The Halloween weekend snowstorm last year devastated the landscape in much of residential Verona. But it may have saved a key piece of open space: The Hilltop.
Over the last five months, downed tree limbs from across Verona have been mulched and transported to the western ridge of town, beginning a three-acre meadow that will help restore the ecology of the Hilltop to what it was more than 100 years ago.

In 1907, as Verona was being formed, tuberculosis was raging in Essex County. Before the advent of modern antibiotics there was only one cure: A more healthful environment. And so the county built a sanatorium on the Hilltop. It was village, really, larger than Verona would be for many years. In its heyday, the Essex Mountain Sanatorium was home to some 4,000 patients and workers. Buildings and roads were created, covering the Hilltop with cement and asphalt.

The last patient was released in 1977, and in 1994 the county began to tear the buildings down. A development compromise turned much of the area into open space for the county and Verona, but it has fallen to the non-profit Hilltop Conservancy to turn that open space back into green space.
It has already tackled a 10-acre site north of the water tower, but much remains to be done. It got a contractor to punch holes in the asphalt for drainage, but the next steps were a question mark: It would have been difficult to come up with the dollars to rip out the roads and foundations in a good economy; in a recession, it was impossible. And then the storm created an opportunity: Tons of mulch that could be put down over the hardscape. Tons of mulch that could decompose into the basis of a new meadow.

“After the October storm, I wrote to town manager Joe Martin and asked, ‘can we make lemonade out of those lemons?’.” says the Hilltop Conservancy’s treasurer, Theresa Trapp.
While other towns have had to pay to have the tree waste created by the October storm carried away, Verona has used its town trucks to carry mulch to the Hilltop–5,500 cubic yards of it in all. Trapp thought the conservancy would then have to apply for grants to buy topsoil, a process that would take three to four years.

But mulch wasn’t the only thing Verona had in excess. As a result of work to scrape out ground for new sidewalks and new trees over the years, the town had an abundance of dirt in the Ozone Avenue maintenance yard as well. In the last few weeks, it has brought that dirt to the Hilltop too. On April 14 and 15, as part of the Hilltop Conservancy’s annual cleanup, volunteers will rake the dirt smooth and seed it with grass and wildflowers. And then they will let Mother Nature work her magic for a few years until the land is ready for final restoration.

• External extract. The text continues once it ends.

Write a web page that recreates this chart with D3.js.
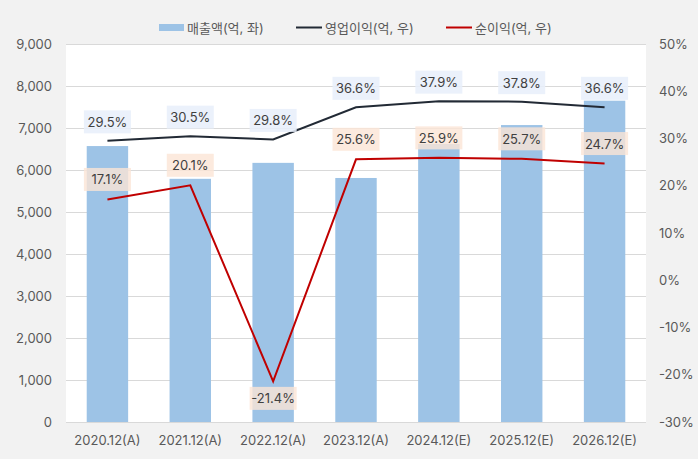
<!DOCTYPE html>
<html><head><meta charset="utf-8">
<script src="https://cdn.jsdelivr.net/npm/d3@7"></script>
<style>
html,body{margin:0;padding:0;background:#f2f2f2;}
svg{display:block;font-family:Inter,"Noto Sans CJK KR",sans-serif;}
</style></head>
<body>
<svg id="c" width="698" height="459"></svg>
<script>
const categories = ["2020.12(A)","2021.12(A)","2022.12(A)","2023.12(A)","2024.12(E)","2025.12(E)","2026.12(E)"];
const revenue = [6570, 5790, 6170, 5810, 6620, 7070, 7650];
const opMargin = [29.5, 30.5, 29.8, 36.6, 37.9, 37.8, 36.6];
const netMargin = [17.1, 20.1, -21.4, 25.6, 25.9, 25.7, 24.7];
const leftTicks = [0,1000,2000,3000,4000,5000,6000,7000,8000,9000];
const rightTicks = [-30,-20,-10,0,10,20,30,40,50];
const seriesNames = ["매출액(억, 좌)","영업이익(억, 우)","순이익(억, 우)"];

const svg = d3.select("#c");
const m = {l:66, r:646, t:44, b:422};
const x = d3.scaleBand().domain(categories).range([m.l, m.r]).paddingInner(0.5).paddingOuter(0.25);
const yL = d3.scaleLinear().domain([0,9000]).range([m.b, m.t]);
const yR = d3.scaleLinear().domain([-30,50]).range([m.b, m.t]);

svg.append("rect").attr("x",m.l).attr("y",m.t).attr("width",m.r-m.l).attr("height",m.b-m.t).attr("fill","#fff");

// gridlines
svg.append("g").selectAll("line").data(leftTicks).join("line")
  .attr("x1",m.l).attr("x2",m.r).attr("y1",d=>yL(d)).attr("y2",d=>yL(d))
  .attr("stroke","#d9d9d9").attr("stroke-width",1).attr("shape-rendering","crispEdges");

// bars
svg.append("g").selectAll("rect").data(revenue).join("rect")
  .attr("x",(d,i)=>x(categories[i])).attr("width",x.bandwidth())
  .attr("y",d=>yL(d)).attr("height",d=>yL(0)-yL(d)).attr("fill","#9dc3e6");

// axes
const axL = svg.append("g").attr("transform",`translate(${m.l},0)`)
  .call(d3.axisLeft(yL).tickValues(leftTicks).tickFormat(d3.format(",")).tickSize(0).tickPadding(14));
const axR = svg.append("g").attr("transform",`translate(${m.r},0)`)
  .call(d3.axisRight(yR).tickValues(rightTicks).tickFormat(d=>d+"%").tickSize(0).tickPadding(13));
const axB = svg.append("g").attr("transform",`translate(0,${m.b})`)
  .call(d3.axisBottom(x).tickSize(0).tickPadding(11));
[axL,axR,axB].forEach(a=>{
  a.select(".domain").remove();
  a.selectAll("text").attr("fill","#595959").style("font-size","13px").style("font-family","Inter,sans-serif");
});
axB.selectAll("text").attr("dy","0.9em");

// lines
const cx = i => x(categories[i]) + x.bandwidth()/2;
const lineOp = d3.line().x((d,i)=>cx(i)).y(d=>yR(d));
svg.append("path").datum(opMargin).attr("d",lineOp).attr("fill","none").attr("stroke","#222a35").attr("stroke-width",2);
svg.append("path").datum(netMargin).attr("d",lineOp).attr("fill","none").attr("stroke","#c00000").attr("stroke-width",2);

// labels
function labels(data, fill, offFn){
  const g = svg.append("g");
  data.forEach((v,i)=>{
    const cy = yR(v) + offFn(v);
    const t = v.toFixed(1)+"%";
    const w = 47, h = 23;
    g.append("rect").attr("x",cx(i)-w/2).attr("y",cy-h/2).attr("width",w).attr("height",h).attr("fill",fill);
    g.append("text").attr("x",cx(i)).attr("y",cy).attr("text-anchor","middle").attr("dominant-baseline","central")
      .attr("fill","#404040").style("font-size","13px").text(t);
  });
}
labels(opMargin, "rgba(232,238,250,0.85)", v=>-19);
labels(netMargin, "rgba(251,229,214,0.8)", v=> v<0 ? 17 : -20);

// legend
const lg = svg.append("g").style("font-size","13px");
lg.append("rect").attr("x",159).attr("y",24).attr("width",25).attr("height",7).attr("fill","#9dc3e6");
lg.append("text").attr("x",187).attr("y",27.5).attr("dominant-baseline","central").attr("fill","#595959").text(seriesNames[0]);
lg.append("line").attr("x1",296).attr("x2",322).attr("y1",27.5).attr("y2",27.5).attr("stroke","#222a35").attr("stroke-width",2);
lg.append("text").attr("x",325).attr("y",27.5).attr("dominant-baseline","central").attr("fill","#595959").text(seriesNames[1]);
lg.append("line").attr("x1",446).attr("x2",472).attr("y1",27.5).attr("y2",27.5).attr("stroke","#c00000").attr("stroke-width",2);
lg.append("text").attr("x",475).attr("y",27.5).attr("dominant-baseline","central").attr("fill","#595959").text(seriesNames[2]);
</script>
</body></html>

“The site suffered from use and abuse and neglect for over a hundred years,” says Trapp, “so for us to restore it in anything less than five years would be optimistic.” While the new meadow won’t be able to support trees–the cement and asphalt will stymie their root growth–meadows are needed just as much, says Trapp. “Open meadow habitat is quickly disappearing across the eastern seaboard.” The result is fewer places for pollinating insects to do their work, and less pollination of native plants, shrubs and trees, fewer places for native birds to rest and feed.
Tomorrow, Saturday March 31, you can take a hike with the Hilltop Conservancy to see the work that the group has been doing on the Hilltop. Volunteers will meet at 8:50 a.m. at the Linn Drive baseball diamond near the Verona Community Center and take you on a 2-mile hike beginning at 9 a.m. The Conservancy says the guided hike is appropriate for adults and children, and will take about 90 minutes.
What a great story! We recently hiked up to the hilltop and saw the mounds of mulch and holes and wondered what it was all about. Kudos to the Hilltop Conservancy and Verona Township!
For anyone who has never been to the Hilltop before, the hike planned for Saturday morning is a great way to start. Meet at the Linn Drive baseball field at 8:50 a.m. It’s free and despite being called a “hike”, it’s fairly easy.
This sounds like an excellent example of “out of the box” thinking. Well done.